Tanu Weds Manu Returns is a movie which we can relate to as an audience. Owing to this very fact, there are many life lessons which can be drawn from this movie and many aspects of life which can be pondered upon, as our reader Nalin Rai reveals.
A film that has become the first in 2015 to cross the 100 crore mark, has been able to do it because it is drenched in reality, has a script with which most of us can identify with, has locations where at some point of time or the other we must have traveled and has situations which we may be able to relate to personally.
Here are lessons which I personally took away from Tanu Weds Manu Returns:
1. Indians Need To Stop Hanging Their Clothes Outside Their Homes
The dialogue in the film “South hall mein kachcha baahar sukhana kab band hoga” indeed takes a shot at our intrinsic characteristic of having a clothesline outside our balconies, where even the undergarments hang festooned as though trophies were hanging in the air. As a matter of fact, stand up comic Kapil Sharma had pointed it out succinctly in one of his shows, though it was not followed up.
2. Mental Illness Is Not A Subject To Be Pushed Under The Carpet
While the world has recognized the fact that many suffer, at one point or another in their lives, from some kind of mental illness and that it is nothing to be embarrassed about, in India it is still treated as an anathema. Taking a cue from TWMR, one only hopes that now mental illness cases will begin to be brought out of the closets and that proper treatment for such illnesses will be initiated for those unfortunate to have been afflicted by them.
3. “Rickshaw-Wala Dost Nahee Ho Sakta Hai?”
After Tanu (Kangana Ranaut) plans to return home, she calls her friend, who now drives a rickshaw and meets him with the same zest as she used to do earlier. Her parents are left aghast that their daughter has a rickshaw-wala as a friend, but for Tanu it is not the official designation which matters, but the friendship which she shared with him when they studied together. It also points to the fact that some introspection is required where relationships are concerned, regarding whether they should be governed on the basis of official capacities or fondness for an individual.
4. Marriage Must Not Change The Behaviour Of the Family Towards Their Daughter And Parents Must Not Insist Upon The Same
As Indians, we still believe in the notion that after a girl has been married off, she does not belong to the house where she has grown up and when she comes back after marriage, she should not conduct herself the way she used to do when she used to live there. Kangana, however, through her portrayal of Tanu, has turned the argument around and highlighted the fact that girls should continue to lead the same life with the attitude which they upheld earlier. She accentuated this point through a bold statement made by walking out in a bath robe for a meeting concerning the discussion of a marriage proposal. Purists and traditionalists may scoff at it, but the general opinion needs to change for sure. After all, why should boys only have fun?

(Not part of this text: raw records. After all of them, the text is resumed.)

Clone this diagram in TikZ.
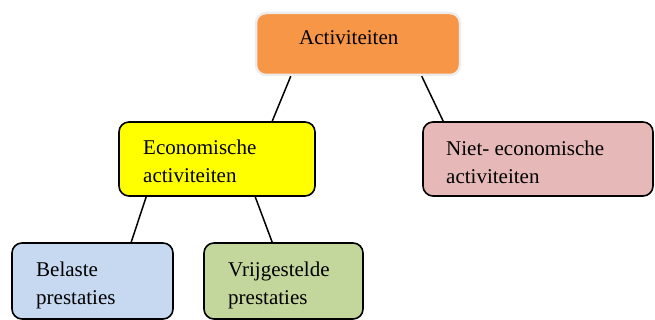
\documentclass[tikz,border=0pt]{standalone}
\usepackage{fontspec}
\setmainfont{Liberation Serif}
\usetikzlibrary{calc}
\definecolor{actfill}{HTML}{F79646}
\definecolor{actline}{HTML}{EDEDED}
\definecolor{ecofill}{HTML}{FFFF00}
\definecolor{nietfill}{HTML}{E6B9B8}
\definecolor{belfill}{HTML}{C6D9F1}
\definecolor{vrijfill}{HTML}{C3D69B}
\tikzset{
  box/.style={draw=black, line width=1.6pt, rounded corners=10pt, inner sep=0pt},
  txt/.style={anchor=base west, inner sep=0pt, align=left, font=\fontsize{21}{28}\selectfont},
  conn/.style={draw=black, line width=1.5pt}
}
\begin{document}
\begin{tikzpicture}[x=1pt,y=1pt]
\useasboundingbox (0,0) rectangle (655,320);
\node[box, draw=actline, line width=2.5pt, fill=actfill, minimum width=204pt, minimum height=62pt] (act) at (358,276) {};
\node[box, fill=ecofill, minimum width=196pt, minimum height=74pt] (eco) at (217,161) {};
\node[box, fill=nietfill, minimum width=230pt, minimum height=74pt] (niet) at (538,161) {};
\node[box, fill=belfill, minimum width=161pt, minimum height=76pt] (bel) at (92.5,39) {};
\node[box, fill=vrijfill, minimum width=159pt, minimum height=76pt] (vrij) at (283.5,39) {};
\node[txt] (tact) at (299,275) {Activiteiten};
\node[txt] (teco) at (143,137) {Economische\\activiteiten};
\node[txt] (tniet) at (446,136) {Niet- economische\\activiteiten};
\node[txt] (tbel) at (36,15) {Belaste\\prestaties};
\node[txt] (tvrij) at (228,15) {Vrijgestelde\\prestaties};
\draw[conn] ([xshift=36pt]act.south west) -- ([xshift=154pt]eco.north west);
\draw[conn] ([xshift=167pt]act.south west) -- ([xshift=21pt]niet.north west);
\draw[conn] ([xshift=28pt]eco.south west) -- ([xshift=120pt]bel.north west);
\draw[conn] ([xshift=137pt]eco.south west) -- ([xshift=69pt]vrij.north west);
\end{tikzpicture}
\end{document}
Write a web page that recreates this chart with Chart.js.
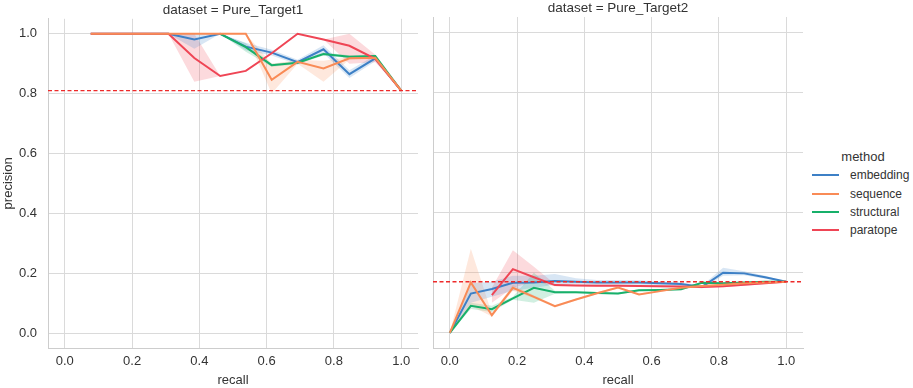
<!DOCTYPE html>
<html>
<head>
<meta charset="utf-8">
<script src="https://cdn.jsdelivr.net/npm/chart.js@4.4.1/dist/chart.umd.min.js"></script>
<style>
  body { margin: 0; background: #fff; width: 913px; height: 388px; position: relative; overflow: hidden;
         font-family: "Liberation Sans", Arial, sans-serif; color: #333; }
  canvas { position: absolute; top: 0; }
  #left { left: 0; }
  #right { left: 420px; }
  #legend { position: absolute; left: 812px; top: 148px; width: 100px; }
  #legend .title { font-size: 13px; line-height: 18px; text-align: center; padding-left: 2px; }
  #legend .row { display: flex; align-items: center; height: 18.4px; font-size: 12px; }
  #legend .swatch { width: 27px; height: 2px; margin-right: 11px; }
</style>
</head>
<body>
<canvas id="left" width="420" height="388"></canvas>
<canvas id="right" width="390" height="388"></canvas>
<div id="legend"><div class="title">method</div></div>
<script>
// ---- data ----
const methods = ['embedding', 'sequence', 'structural', 'paratope'];
const colors = ['#3d80c6', '#f98b56', '#17b06a', '#ef4555'];
const baselines = [0.81, 0.17];
const tickLabels = ['0.0', '0.2', '0.4', '0.6', '0.8', '1.0'];

// Pure_Target1
const recallT1 = [0.077, 0.154, 0.231, 0.308, 0.385, 0.462, 0.538, 0.615, 0.692, 0.769, 0.846, 0.923, 1.0];
const embT1   = [1, 1, 1, 1, 0.981, 1.0, 0.957, 0.937, 0.905, 0.948, 0.865, 0.918, 0.81];
const embT1Lo = [1, 1, 1, 1, 0.95, 1.0, 0.945, 0.927, 0.897, 0.935, 0.852, 0.908, 0.81];
const embT1Hi = [1, 1, 1, 1, 1.0, 1.0, 0.97, 0.947, 0.913, 0.962, 0.878, 0.928, 0.81];
const seqT1   = [1, 1, 1, 1, 1, 1, 1, 0.846, 0.906, 0.884, 0.918, 0.92, 0.81];
const seqT1Lo = [1, 1, 1, 1, 1, 1, 1, 0.80, 0.90, 0.84, 0.914, 0.915, 0.81];
const seqT1Hi = [1, 1, 1, 1, 1, 1, 1, 0.90, 0.912, 0.91, 0.922, 0.925, 0.81];
const strT1   = [null, null, null, null, null, 1.0, 0.955, 0.895, 0.903, 0.932, 0.923, 0.926, 0.81];
const strT1Lo = [null, null, null, null, null, 1.0, 0.94, 0.89, 0.898, 0.927, 0.918, 0.92, 0.81];
const strT1Hi = [null, null, null, null, null, 1.0, 0.968, 0.90, 0.908, 0.937, 0.928, 0.93, 0.81];
const parT1   = [1, 1, 1, 1, 0.919, 0.859, 0.876, 0.935, 1.0, 0.981, 0.96, 0.916, 0.81];
const parT1Lo = [1, 1, 1, 1, 0.84, 0.859, 0.876, 0.935, 1.0, 0.981, 0.90, 0.905, 0.81];
const parT1Hi = [1, 1, 1, 1, 1.0, 0.859, 0.876, 0.935, 1.0, 0.981, 1.0, 0.93, 0.81];

// Pure_Target2
const recallT2 = [0, 0.0625, 0.125, 0.1875, 0.25, 0.3125, 0.375, 0.4375, 0.5, 0.5625, 0.625, 0.6875, 0.75, 0.8125, 0.875, 0.9375, 1.0];
const embT2   = [0, 0.131, 0.146, 0.167, 0.168, 0.173, 0.17, 0.168, 0.168, 0.168, 0.165, 0.163, 0.153, 0.2, 0.198, 0.185, 0.17];
const embT2Lo = [0, 0.10, 0.12, 0.14, 0.15, 0.16, 0.162, 0.16, 0.16, 0.16, 0.158, 0.157, 0.148, 0.19, 0.192, 0.18, 0.17];
const embT2Hi = [0, 0.165, 0.17, 0.19, 0.19, 0.196, 0.182, 0.176, 0.176, 0.175, 0.171, 0.168, 0.158, 0.217, 0.205, 0.19, 0.17];
const seqT2   = [0, 0.168, 0.059, 0.15, 0.12, 0.089, 0.111, 0.132, 0.151, 0.128, 0.139, 0.15, 0.156, 0.16, 0.165, 0.168, 0.17];
const seqT2Lo = [0, 0.09, 0.055, 0.14, 0.115, 0.085, 0.108, 0.129, 0.148, 0.125, 0.136, 0.147, 0.153, 0.158, 0.163, 0.166, 0.17];
const seqT2Hi = [0, 0.28, 0.065, 0.16, 0.125, 0.093, 0.114, 0.135, 0.154, 0.131, 0.142, 0.153, 0.159, 0.162, 0.167, 0.17, 0.17];
const strT2   = [0, 0.09, 0.079, 0.115, 0.15, 0.135, 0.135, 0.133, 0.131, 0.142, 0.143, 0.145, 0.167, 0.165, 0.168, 0.17, 0.17];
const strT2Lo = [0, 0.08, 0.07, 0.11, 0.10, 0.13, 0.132, 0.13, 0.128, 0.139, 0.14, 0.142, 0.164, 0.163, 0.166, 0.168, 0.17];
const strT2Hi = [0, 0.10, 0.09, 0.12, 0.20, 0.14, 0.138, 0.136, 0.134, 0.145, 0.146, 0.148, 0.17, 0.167, 0.17, 0.172, 0.17];
const parT2   = [null, null, 0.126, 0.212, 0.185, 0.159, 0.158, 0.157, 0.157, 0.156, 0.155, 0.154, 0.153, 0.155, 0.16, 0.165, 0.17];
const parT2Lo = [null, null, 0.10, 0.15, 0.17, 0.155, 0.155, 0.154, 0.154, 0.153, 0.152, 0.151, 0.15, 0.152, 0.157, 0.163, 0.17];
const parT2Hi = [null, null, 0.15, 0.275, 0.22, 0.163, 0.161, 0.16, 0.16, 0.159, 0.158, 0.157, 0.156, 0.158, 0.163, 0.167, 0.17];

const xMin = -0.05, xMax = 1.05;

Chart.defaults.font.family = '"Liberation Sans", Arial, sans-serif';
Chart.defaults.color = '#333';

function pts(xs, ys) {
    return xs.map((x, i) => ({ x: x, y: ys[i] }));
}

function fade(hex) {
    const n = parseInt(hex.slice(1), 16);
    return 'rgba(' + (n >> 16) + ',' + ((n >> 8) & 255) + ',' + (n & 255) + ',0.2)';
}

// draw order: sequence on top, then paratope, structural, embedding
const lineOrder = [4, 1, 3, 2];

function buildDatasets(xs, series, baseline) {
    const sets = [];
    sets.push({
        data: [{ x: xMin, y: baseline }, { x: xMax, y: baseline }],
        borderColor: '#ee2a2a', borderWidth: 1.4, borderDash: [4, 2.5],
        pointRadius: 0, fill: false, order: 0
    });
    series.forEach((s, k) => {
        sets.push({
            data: pts(xs, s.hi), borderColor: 'rgba(0,0,0,0)', borderWidth: 0,
            backgroundColor: fade(colors[k]), pointRadius: 0, fill: '+1', order: 10
        });
        sets.push({
            data: pts(xs, s.lo), borderColor: 'rgba(0,0,0,0)', borderWidth: 0,
            pointRadius: 0, fill: false, order: 10
        });
    });
    series.forEach((s, k) => {
        sets.push({
            data: pts(xs, s.vals), borderColor: colors[k], borderWidth: 2,
            pointRadius: 0, fill: false, order: lineOrder[k]
        });
    });
    return sets;
}

function axes(showY) {
    return {
        x: {
            type: 'linear', min: xMin, max: xMax,
            ticks: {
                stepSize: 0.2, includeBounds: false, padding: 6, font: { size: 13 }, color: '#333',
                maxRotation: 0, callback: (v) => tickLabels[Math.round(v * 5)]
            },
            grid: { color: '#dadada', drawTicks: false },
            border: { color: '#cdcdcd' },
            title: { display: true, text: 'recall', font: { size: 13 }, color: '#333', padding: { top: 1, bottom: 0 } },
            afterFit: (s) => { s.height = 40; }
        },
        y: {
            type: 'linear', min: -0.05, max: 1.05,
            ticks: {
                display: showY, stepSize: 0.2, includeBounds: false, padding: 11, font: { size: 13 }, color: '#333',
                callback: (v) => tickLabels[Math.round(v * 5)]
            },
            grid: { color: '#dadada', drawTicks: false },
            border: { color: '#cdcdcd' },
            title: { display: showY, text: 'precision', font: { size: 13 }, color: '#333', padding: { top: 1, bottom: 0 } },
            afterFit: (s) => { s.width = showY ? 48 : 13; }
        }
    };
}

function makeChart(id, title, xs, series, baseline, showY, padRight) {
    new Chart(document.getElementById(id).getContext('2d'), {
        type: 'line',
        data: { datasets: buildDatasets(xs, series, baseline) },
        options: {
            responsive: false,
            animation: false,
            layout: { padding: { left: 0, right: padRight, top: 0, bottom: 0 } },
            elements: { line: { tension: 0 } },
            plugins: {
                legend: { display: false },
                tooltip: { enabled: false },
                title: {
                    display: true, text: title, fullSize: false, color: '#333',
                    font: { size: 13.5, weight: 'normal' }, padding: { top: 0.6, bottom: 0.2 }
                }
            },
            scales: axes(showY)
        }
    });
}

makeChart('left', 'dataset = Pure_Target1', recallT1, [
    { vals: embT1, lo: embT1Lo, hi: embT1Hi },
    { vals: seqT1, lo: seqT1Lo, hi: seqT1Hi },
    { vals: strT1, lo: strT1Lo, hi: strT1Hi },
    { vals: parT1, lo: parT1Lo, hi: parT1Hi }
], baselines[0], true, 2);

makeChart('right', 'dataset = Pure_Target2', recallT2, [
    { vals: embT2, lo: embT2Lo, hi: embT2Hi },
    { vals: seqT2, lo: seqT2Lo, hi: seqT2Hi },
    { vals: strT2, lo: strT2Lo, hi: strT2Hi },
    { vals: parT2, lo: parT2Lo, hi: parT2Hi }
], baselines[1], false, 7);

// legend
const legend = document.getElementById('legend');
methods.forEach((m, k) => {
    const row = document.createElement('div');
    row.className = 'row';
    const sw = document.createElement('div');
    sw.className = 'swatch';
    sw.style.background = colors[k];
    const label = document.createElement('span');
    label.textContent = m;
    row.appendChild(sw);
    row.appendChild(label);
    legend.appendChild(row);
});
</script>
</body>
</html>
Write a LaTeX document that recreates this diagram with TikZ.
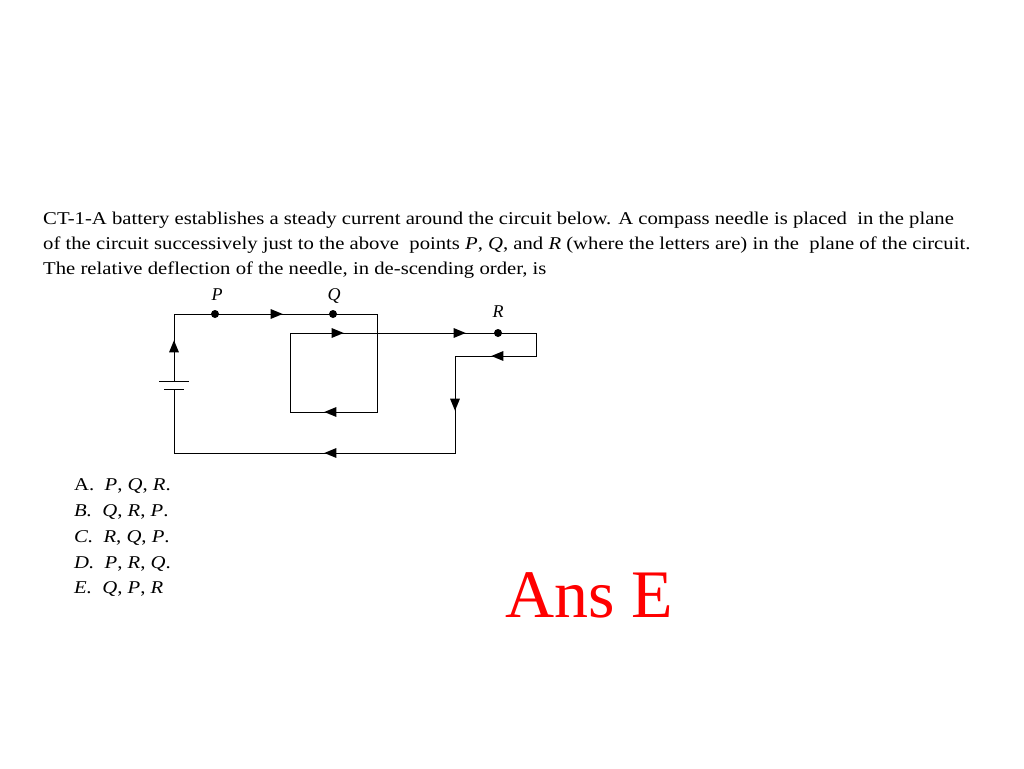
\documentclass[tikz,border=0pt]{standalone}
\usepackage{fontspec}
\setmainfont{Liberation Serif}
\newfontfamily\wideserif[FakeStretch=1.15]{Liberation Serif}
\usetikzlibrary{shapes.geometric}
\begin{document}
\begin{tikzpicture}[x=1pt,y=-1pt,
  wire/.style={line width=1pt},
  ah/.style={isosceles triangle,fill=black,inner sep=0pt,minimum width=9pt,minimum height=12pt,isosceles triangle apex angle=45},
  dotn/.style={circle,fill=black,inner sep=0pt,minimum size=8pt},
  lab/.style={font=\fontsize{18}{18}\selectfont\itshape},
  txt/.style={anchor=base west,inner sep=0pt,font=\wideserif\fontsize{18}{18}\selectfont}]
\useasboundingbox (0,0) rectangle (1024,768);
% text
\node[txt] (t1) at (43,224) {CT-1-A battery establishes a steady current around the circuit below. A compass needle is placed\ \ in the plane};
\node[txt] (t2) at (43,249) {of the circuit successively just to the above\ \ points \textit{P}, \textit{Q}, and \textit{R} (where the letters are) in the\ \ plane of the circuit.};
\node[txt] (t3) at (43,274) {The relative deflection of the needle, in de-scending order, is};
% coordinates
\coordinate (a1) at (174,314);
\coordinate (a2) at (377,314);
\coordinate (a3) at (377,412);
\coordinate (a4) at (290,412);
\coordinate (a5) at (290,333);
\coordinate (a6) at (536,333);
\coordinate (a7) at (536,356);
\coordinate (a8) at (455,356);
\coordinate (a9) at (455,453);
\coordinate (a10) at (174,453);
\coordinate (bt) at (174,381);
\coordinate (bb) at (174,389);
\draw[wire] (bt) -- (a1) -- (a2) -- (a3) -- (a4) -- (a5) -- (a6) -- (a7) -- (a8) -- (a9) -- (a10) -- (bb);
\draw[wire] (159,381) -- (189,381);
\draw[wire] (164,389) -- (184,389);
% dots
\node[dotn] (P) at (215,314) {};
\node[dotn] (Q) at (333,314) {};
\node[dotn] (R) at (498,333) {};
\node[lab] (lP) at (217,295) {P};
\node[lab] (lQ) at (334,296) {Q};
\node[lab] (lR) at (498,312) {R};
% arrows
\node[ah] at (274,314) {};
\node[ah] at (335,333) {};
\node[ah] at (457,333) {};
\node[ah,rotate=180] at (333,412) {};
\node[ah,rotate=180] at (500,356) {};
\node[ah,rotate=-90] at (455,402) {};
\node[ah,rotate=180] at (333,453) {};
\node[ah,rotate=90] at (174,349) {};
% answers
\node[txt] (A) at (74,490) {A.\ \ \textit{P}, \textit{Q}, \textit{R}.};
\node[txt] (B) at (74,516) {\textit{B.}\ \ \textit{Q}, \textit{R}, \textit{P}.};
\node[txt] (C) at (74,542) {\textit{C.}\ \ \textit{R}, \textit{Q}, \textit{P}.};
\node[txt] (D) at (74,568) {\textit{D.}\ \ \textit{P}, \textit{R}, \textit{Q}.};
\node[txt] (E) at (74,593) {\textit{E.}\ \ \textit{Q}, \textit{P}, \textit{R}};
\node[anchor=base west,inner sep=0pt,text=red,font=\fontsize{68}{68}\selectfont] (ans) at (505,617) {Ans E};
\end{tikzpicture}
\end{document}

5. Artificial Insemination Can Save Many Girls From Societal Taunts
Another character in the film, played by Swara Bhaskar, also needs acclamation as she presented the effects of a married life with a partner struck by male infertility and how, in a predominantly male dominated society, the girl, through no fault of hers, still has to face social brickbats. Many married lives can be saved if the male ego can be put aside and the process of artificial insemination adopted. Where ‘Vicky Donor’ underlined it, TWMR dabbled in it on a practical front.
6. Never Lose Your Swagger
TWMR seemed to have done justice to the importance of “swagger” in the life of an individual. And since I don’t know any word for it in Hindi that is capable of presenting the same impact, the choice of the English word delivers it with a punch. Paeans have been written about the walk of a woman and all of them seem to put emphasis on the coyness. However, TWMR unravels the facet of swagger by underling the fact that it is the confidence of the walk which should establish the confidence of the woman.